Le ministre de l’Intérieur, Bernard Cazeneuve, affirme que "personne ne peut soutenir que ces conditions indignes (dans lesquelles vivent les réfugiés dans la "jungle", ndlr) sont préférables à celles qui sont proposées aux migrants dans le centre d’accueil provisoire que l’Etat a construit". Une bataille de chiffres fait également rage entre la place Beauvau et les opposants à cette décision : la première estime qu'entre 800 et 1.000 exilés vivent dans la zone sud de la "jungle", tandis que les seconds affirment qu’ils sont 3.450.

L’échéance du 23 février a été repoussée par le dépôt d’un référé au tribunal administratif de Lille. Plusieurs associations, ainsi que des migrants, avaient décidé de recourir à cette mesure juridique d’urgence. Ce projet ne s’accompagne pas, d’après elles, "de véritables solutions alternatives". Les signataires de ce texte, dont Emmaüs, Médecins du monde et le Secours catholique, jugent que cette opération "ne fera qu'ajouter des tensions aux tensions, et fragiliser encore un peu plus les quelques milliers d'exilés que la France et la Grande-Bretagne se montrent incapables d'accueillir convenablement". Le tribunal administratif de Lille a rejeté leur recours et ils se sont pourvus vendredi devant le conseil d'Etat.

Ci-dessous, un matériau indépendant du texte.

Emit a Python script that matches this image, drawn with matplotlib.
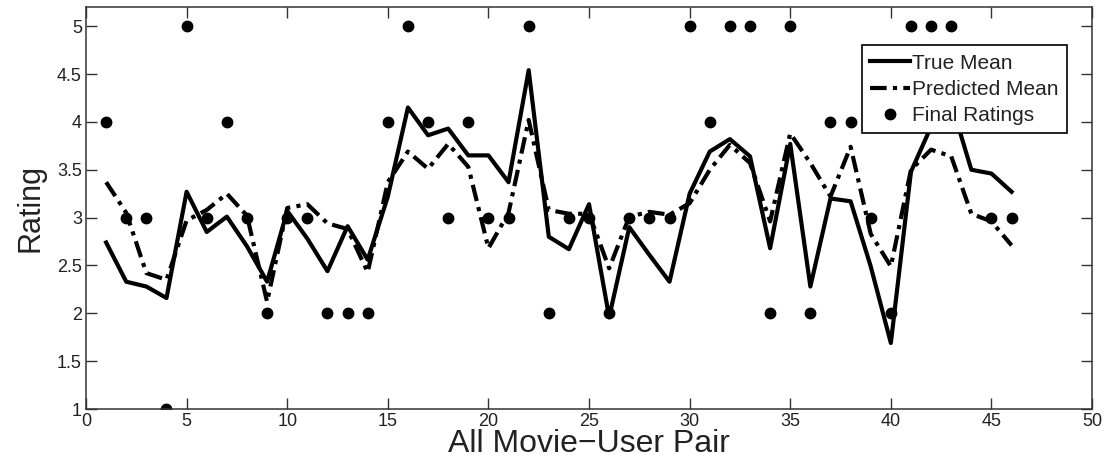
import numpy as np
import matplotlib.pyplot as plt

# все пары фильм-пользователь
pairs = list(range(1, 47))

true_mean = [2.74, 2.33, 2.28, 2.16, 3.27, 2.85, 3.01, 2.70, 2.33, 3.07,
             2.78, 2.44, 2.91, 2.56, 3.22, 4.15, 3.86, 3.93, 3.65, 3.65,
             3.37, 4.54, 2.80, 2.67, 3.14, 1.96, 2.90, 2.61, 2.33, 3.25,
             3.69, 3.82, 3.64, 2.68, 3.77, 2.28, 3.20, 3.17, 2.49, 1.69,
             3.48, 3.95, 4.20, 3.50, 3.46, 3.27]

pred_mean = [3.37, 3.05, 2.42, 2.35, 2.97, 3.08, 3.25, 3.02, 2.12, 3.10,
             3.14, 2.94, 2.88, 2.43, 3.37, 3.69, 3.51, 3.77, 3.53, 2.68,
             3.05, 4.02, 3.08, 3.04, 3.04, 2.47, 3.01, 3.06, 3.03, 3.15,
             3.50, 3.76, 3.57, 2.96, 3.88, 3.57, 3.22, 3.74, 2.83, 2.49,
             3.50, 3.71, 3.64, 3.04, 2.96, 2.71]

final_ratings = [4, 3, 3, 1, 5, 3, 4, 3, 2, 3,
                 3, 2, 2, 2, 4, 5, 4, 3, 4, 3,
                 3, 5, 2, 3, 3, 2, 3, 3, 3, 5,
                 4, 5, 5, 2, 5, 2, 4, 4, 3, 2,
                 5, 5, 5, 4, 3, 3]

plt.rcParams['font.family'] = ['Liberation Sans', 'DejaVu Sans']

fig = plt.figure(figsize=(11.07, 4.68), dpi=100)
ax = fig.add_axes([0.0777, 0.126, 0.9088, 0.859])

ax.plot(pairs, true_mean, color='black', lw=3, label='True Mean')
ax.plot(pairs, pred_mean, color='black', lw=3, dashes=[4, 1.5, 1, 1.5],
        label='Predicted Mean')
ax.plot(pairs, final_ratings, 'o', color='black', ms=7.5, label='Final Ratings')

ax.set_xlim(0, 50)
ax.set_ylim(1, 5.2)
ax.set_xticks(range(0, 51, 5))
ax.set_yticks([1, 1.5, 2, 2.5, 3, 3.5, 4, 4.5, 5])
ax.set_yticklabels(['1', '1.5', '2', '2.5', '3', '3.5', '4', '4.5', '5'])
ax.tick_params(direction='in', top=True, right=True, length=8, width=1,
               labelsize=13, pad=3, color='#333333', labelcolor='#222222')
for s in ax.spines.values():
    s.set_linewidth(1.1)
    s.set_color('#333333')

ax.set_xlabel('All Movie\u2212User Pair', fontsize=23, labelpad=-1,
              color='#222222')
ax.set_ylabel('Rating', fontsize=22, labelpad=8, color='#222222')

leg = ax.legend(loc='upper right', bbox_to_anchor=(0.975, 0.905), fontsize=15,
                frameon=True, fancybox=False, framealpha=1, handlelength=1.9,
                handletextpad=0.1, borderpad=0.4, labelspacing=0.35,
                borderaxespad=0)
leg.get_frame().set_edgecolor('black')
leg.get_frame().set_linewidth(1.2)
for t in leg.get_texts():
    t.set_color('#222222')

plt.savefig('out.png', dpi=100)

>> Quelles solutions l’Etat propose-t-il aux migrants de la zone sud ?

L’Etat offre deux possibilités aux réfugiés en cours d’expulsion à Calais. Bernard Cazeneuve insiste notamment sur le Centre d’accueil provisoire que l’Etat a ouvert en janvier à Calais. Il est composé de 125 conteneurs identiques, tous chauffés, et chacun équipé de douze lits. Ces boîtes blanches sont prévues pour accueillir 1.500 personnes. Il y reste actuellement environ 300 places, selon la préfecture. Les signataires d’une tribune par Le Monde et Mediapartpointent le côté impersonnel de ces conteneurs, où "toute intimité (est) impossible".

Les migrants de la zone sud de la "jungle" se voient également proposer de rejoindre les centres d’accueil et d’orientation (CAO), répartis un peu partout dans l’Hexagone. Ils sont conçus comme "un temps de répit au cours duquel ils pourront bénéficier d’un accompagnement et reconsidérer leur projet de migration vers le Royaume-Uni". Les exilés qui le désirent y sont notamment aidés à déposer une demande d’asile en France. 

Les associations et les ONG craignent que certains migrants expulsés n’acceptent aucune de ces deux solutions et ne recréent ou ne rejoignent d’autres "jungles", notamment le camp de Grande-Synthe, situé à une quarantaine de kilomètres de là. Les migrants qui veulent passer en Angleterre restent soucieux de ne pas de communiquer leur identité et de ne pas donner leurs empreintes digitales aux autorités françaises.